Abstract

The paper analyses class negotiations in Hindi films of the 1970s, which conflate Anglo-Indian identity, Christianity, and middle-class subjectivity in three distinct social forms, viz., middle-class cinema, mainstream cinema, and art-house cinema. Films of the 1970s employ the Anglo-Indian identity to map the negotiations taking place along the class boundaries of a feudal order and an emergent bourgeois order, rather than limited to being the “other.” The community’s mediations with consumerist modernity, which is a marker of the bourgeois lifestyle, and how it gets articulated in the public narratives about them become crucial as Anglo-Indians are identified with the values of the capitalist West and therefore also for being “icons of commodity culture” in the Hindi filmic world right from the 1920s and 30s.
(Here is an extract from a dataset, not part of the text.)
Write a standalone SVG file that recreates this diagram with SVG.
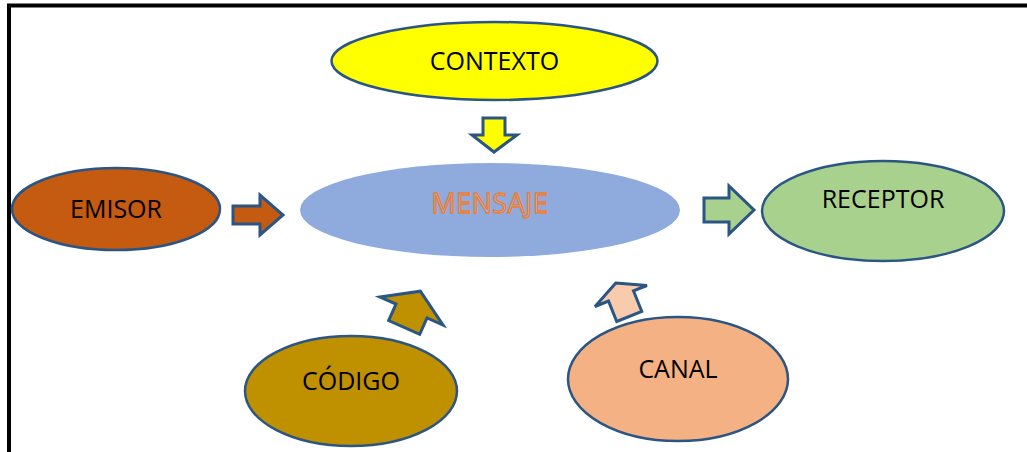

The paper examines how the cultural representation of the Anglo-Indian/Christian community in films of these three categories responded to the consumerist modernity of the times while negotiating class boundaries. The first section on middle-class cinema discusses Basu Chatterjee’s Baton Baton Mein (1979); the second section deals with K. S. Sethumadhavan’s mainstream film Julie (1975); and the third section on art-house cinema analyses Saeed Akhtar Mirza’s Albert Pinto Ko Gussa Kyun Aata Hai (1980).